‘Boy A’: Artiness hinders tale of young man with dark past

  • By Robert Horton Herald Movie Critic
  • Thursday, August 7, 2008 2:35pm
  • LifeGo-See-Do

Much admired when it showed at the Seattle International Film Festival earlier this year, the British picture “Boy A” has an undeniably intriguing first act.

Somewhere in England, a young man called Jack (Andrew Garfield) is being discharged from an institution. His minder, Terry (Peter Mullan), gives him instructions about keeping his secrets from the people he meets.

The film’s style suggests science fiction; this could be a scene of a guy created in a test tube, sent into the world as a blank-slate experiment.

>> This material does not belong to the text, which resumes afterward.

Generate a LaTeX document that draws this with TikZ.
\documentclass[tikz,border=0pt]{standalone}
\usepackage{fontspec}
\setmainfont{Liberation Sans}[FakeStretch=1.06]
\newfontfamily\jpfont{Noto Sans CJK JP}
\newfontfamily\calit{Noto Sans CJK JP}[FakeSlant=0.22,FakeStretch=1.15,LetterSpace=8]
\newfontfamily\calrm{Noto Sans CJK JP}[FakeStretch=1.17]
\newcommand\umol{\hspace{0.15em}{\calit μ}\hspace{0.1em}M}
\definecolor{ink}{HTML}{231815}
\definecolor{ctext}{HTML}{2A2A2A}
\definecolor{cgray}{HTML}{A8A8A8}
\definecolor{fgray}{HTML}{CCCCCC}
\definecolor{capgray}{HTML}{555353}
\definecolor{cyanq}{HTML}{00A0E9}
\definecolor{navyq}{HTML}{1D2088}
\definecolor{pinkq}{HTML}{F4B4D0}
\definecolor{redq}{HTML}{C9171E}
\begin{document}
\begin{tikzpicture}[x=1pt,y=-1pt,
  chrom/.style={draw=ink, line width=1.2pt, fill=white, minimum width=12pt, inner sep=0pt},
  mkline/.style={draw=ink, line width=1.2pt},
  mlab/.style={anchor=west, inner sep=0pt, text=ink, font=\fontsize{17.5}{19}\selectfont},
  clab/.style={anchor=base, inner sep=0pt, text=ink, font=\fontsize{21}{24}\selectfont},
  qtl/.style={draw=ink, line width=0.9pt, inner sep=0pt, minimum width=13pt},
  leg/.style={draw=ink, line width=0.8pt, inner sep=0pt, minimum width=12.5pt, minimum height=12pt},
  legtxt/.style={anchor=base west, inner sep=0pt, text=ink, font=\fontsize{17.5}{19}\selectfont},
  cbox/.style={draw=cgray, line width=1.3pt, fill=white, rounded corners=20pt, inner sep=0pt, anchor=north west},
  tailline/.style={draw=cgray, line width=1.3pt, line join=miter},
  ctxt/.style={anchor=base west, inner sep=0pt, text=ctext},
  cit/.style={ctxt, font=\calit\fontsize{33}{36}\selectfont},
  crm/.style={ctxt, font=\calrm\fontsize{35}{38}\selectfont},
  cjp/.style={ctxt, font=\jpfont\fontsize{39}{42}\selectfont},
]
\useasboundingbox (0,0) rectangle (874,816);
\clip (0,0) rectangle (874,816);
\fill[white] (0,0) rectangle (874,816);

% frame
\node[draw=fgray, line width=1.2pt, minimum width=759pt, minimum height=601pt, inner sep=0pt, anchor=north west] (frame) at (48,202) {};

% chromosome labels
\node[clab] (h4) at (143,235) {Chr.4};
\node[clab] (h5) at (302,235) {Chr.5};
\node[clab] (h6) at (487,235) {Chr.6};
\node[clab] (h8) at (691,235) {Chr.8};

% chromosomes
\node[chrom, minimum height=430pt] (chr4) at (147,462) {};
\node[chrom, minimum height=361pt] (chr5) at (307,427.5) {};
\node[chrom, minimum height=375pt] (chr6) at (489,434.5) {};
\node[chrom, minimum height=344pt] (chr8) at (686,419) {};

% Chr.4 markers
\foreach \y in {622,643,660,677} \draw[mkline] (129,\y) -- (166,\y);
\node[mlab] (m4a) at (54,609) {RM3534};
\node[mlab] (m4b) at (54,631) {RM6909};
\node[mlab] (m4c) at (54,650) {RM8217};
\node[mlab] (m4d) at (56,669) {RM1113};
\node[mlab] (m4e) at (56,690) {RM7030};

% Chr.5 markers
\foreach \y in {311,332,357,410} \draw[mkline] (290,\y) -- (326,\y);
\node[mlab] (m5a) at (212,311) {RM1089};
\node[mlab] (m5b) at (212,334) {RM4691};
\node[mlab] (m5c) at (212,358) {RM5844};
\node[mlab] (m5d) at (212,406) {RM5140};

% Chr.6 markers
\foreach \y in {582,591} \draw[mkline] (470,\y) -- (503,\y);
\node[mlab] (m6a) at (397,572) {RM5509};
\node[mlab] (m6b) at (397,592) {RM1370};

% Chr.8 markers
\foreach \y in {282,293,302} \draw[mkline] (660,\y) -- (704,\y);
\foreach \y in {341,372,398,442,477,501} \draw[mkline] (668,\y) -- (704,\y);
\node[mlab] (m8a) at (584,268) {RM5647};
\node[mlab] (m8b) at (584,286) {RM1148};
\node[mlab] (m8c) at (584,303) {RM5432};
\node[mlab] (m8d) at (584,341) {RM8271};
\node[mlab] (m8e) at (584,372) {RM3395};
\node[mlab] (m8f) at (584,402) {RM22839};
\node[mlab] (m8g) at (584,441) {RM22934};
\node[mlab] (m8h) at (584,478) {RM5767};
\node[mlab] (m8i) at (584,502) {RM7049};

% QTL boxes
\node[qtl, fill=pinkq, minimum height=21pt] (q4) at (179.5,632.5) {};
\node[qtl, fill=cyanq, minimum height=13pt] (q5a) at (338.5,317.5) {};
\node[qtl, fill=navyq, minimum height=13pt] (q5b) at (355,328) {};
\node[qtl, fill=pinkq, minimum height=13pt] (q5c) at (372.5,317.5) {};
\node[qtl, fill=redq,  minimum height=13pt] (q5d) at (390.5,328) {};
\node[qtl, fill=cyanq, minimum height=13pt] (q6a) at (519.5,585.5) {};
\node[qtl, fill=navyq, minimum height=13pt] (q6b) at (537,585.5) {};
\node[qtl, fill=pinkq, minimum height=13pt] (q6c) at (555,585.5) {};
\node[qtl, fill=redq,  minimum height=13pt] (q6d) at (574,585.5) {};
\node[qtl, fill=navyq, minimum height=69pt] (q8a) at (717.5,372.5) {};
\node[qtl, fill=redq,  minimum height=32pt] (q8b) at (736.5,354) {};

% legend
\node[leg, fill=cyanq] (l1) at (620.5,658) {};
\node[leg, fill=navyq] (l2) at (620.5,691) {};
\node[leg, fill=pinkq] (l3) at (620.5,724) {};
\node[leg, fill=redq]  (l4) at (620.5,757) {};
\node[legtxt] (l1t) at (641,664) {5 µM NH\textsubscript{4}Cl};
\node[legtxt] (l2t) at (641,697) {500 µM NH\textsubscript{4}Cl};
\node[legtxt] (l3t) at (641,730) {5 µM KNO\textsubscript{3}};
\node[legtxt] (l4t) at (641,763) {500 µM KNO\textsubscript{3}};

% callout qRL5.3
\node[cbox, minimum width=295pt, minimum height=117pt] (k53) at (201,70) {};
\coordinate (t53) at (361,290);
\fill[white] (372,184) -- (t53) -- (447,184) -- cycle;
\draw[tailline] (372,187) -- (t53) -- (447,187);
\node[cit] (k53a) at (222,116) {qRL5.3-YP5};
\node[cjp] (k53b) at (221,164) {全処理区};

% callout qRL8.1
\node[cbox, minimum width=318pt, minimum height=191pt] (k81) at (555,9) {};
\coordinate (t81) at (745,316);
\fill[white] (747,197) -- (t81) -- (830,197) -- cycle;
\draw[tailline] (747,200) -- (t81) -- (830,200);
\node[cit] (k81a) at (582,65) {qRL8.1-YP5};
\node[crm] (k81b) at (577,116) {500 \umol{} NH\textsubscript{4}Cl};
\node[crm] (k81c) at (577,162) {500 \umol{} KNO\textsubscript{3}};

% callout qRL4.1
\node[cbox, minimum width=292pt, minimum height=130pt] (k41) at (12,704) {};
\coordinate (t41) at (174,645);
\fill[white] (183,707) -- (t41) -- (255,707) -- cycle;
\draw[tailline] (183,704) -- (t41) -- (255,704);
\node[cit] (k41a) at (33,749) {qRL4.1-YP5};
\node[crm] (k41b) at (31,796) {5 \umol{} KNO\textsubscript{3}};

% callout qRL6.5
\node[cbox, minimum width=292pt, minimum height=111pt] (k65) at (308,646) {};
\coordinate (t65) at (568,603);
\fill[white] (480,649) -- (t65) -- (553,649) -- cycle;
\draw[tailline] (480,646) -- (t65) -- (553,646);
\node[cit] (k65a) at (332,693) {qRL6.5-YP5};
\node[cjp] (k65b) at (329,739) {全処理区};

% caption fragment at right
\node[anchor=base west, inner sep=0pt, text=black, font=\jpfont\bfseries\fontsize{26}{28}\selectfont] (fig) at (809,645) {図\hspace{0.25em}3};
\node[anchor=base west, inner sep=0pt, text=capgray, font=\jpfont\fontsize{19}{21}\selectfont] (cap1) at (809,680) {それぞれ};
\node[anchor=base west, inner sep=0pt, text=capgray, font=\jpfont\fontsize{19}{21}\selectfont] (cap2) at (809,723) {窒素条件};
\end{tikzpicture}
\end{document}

Slowly we realize that Jack is being released from a prison, or at least a juvenile detention center, and Terry is his supervisor. Clearly Jack has been given a new identity — but why?

These answers will come, and it wouldn’t be cricket to get too specific about them here. Based on a novel by Jonathan Trigell, “Boy A” heads into the murky question of how to deal with someone who has done something terrible in his distant past, even if his present life appears stainless.

Trigell probably based his novel on a real-life 1993 case that shocked Britain, about a boy who was killed at random by two older children. The material lends itself to a sensationalistic approach, which may be why director John Crowley has gone in the opposite direction.

The whole movie has a sterile, arty style, much in contrast to Crowley’s obnoxious 2003 crime picture, “Intermission.” After a while, I thought the style smothered the interesting story, and made the whole thing too precious by far.

It is well acted. Brit TV actress Katie Lyons is touching as Jack’s peppy co-worker, who gets drawn into an affair with the tongue-tied boy. Newcomer Garfield has just the right unformed quality — he looks like a very young Anthony Perkins — as the awkward Jack.

Best of all is Peter Mullan, the Scots actor best known for “My Name is Joe.” Mullan is one of the ablest actors alive at making you forget he’s acting, and here he etches another portrait of a sad, conflicted man. His performance feels more real than the movie around him.